Fixed rates fall

Katie Tucker, of John Charcol, commented: “Finally some respite from the ever upwards storming of fixed rates is in view. The swap rates that guide the price of fixed rates have been dropping over the last week and lenders have started to re-price downwards to reflect this. Opinion is split as to whether the MPC will see fit to impose another Bank rate rise in September, so borrowers should be putting themselves in the best position for either.

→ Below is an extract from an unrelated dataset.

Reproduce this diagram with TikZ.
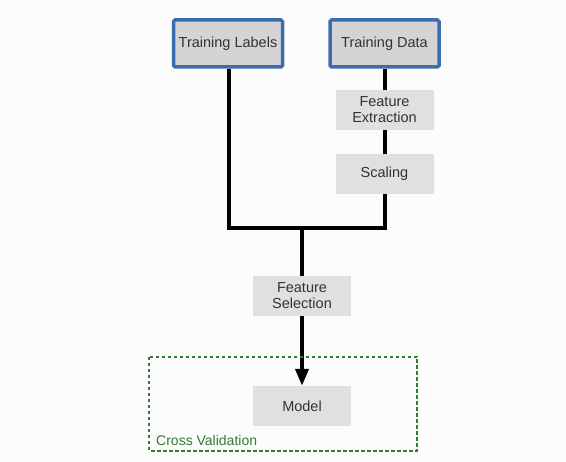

“Whilst it is encouraging to see inflation fall, the recent drop from 2.4% to 1.9% is steep, and it would not be surprising to see it creep back over the magical two percent mark again next quarter to even out. The summer floods have seen agriculture and other businesses suffer considerably, and the rebuilding of these will be doubly hard if credit continues to be scarce following the crunch in the US non-conforming market. All of this will keep the cost of borrowing high, so another rate rise is not completely off the cards. However, we expect to see between five and seven hundred thousand borrowers remortgage from fixed rates to a higher alternative before the end of this year, which will have a knock-on effect on the rest of the economy, including high street spending. The most important factor in the decision is that the Bank rate hikes thus far have by no means had their full effect yet, so it would not be unreasonable for the MPC to hold off a further increase until the waves have actually reached the shore.”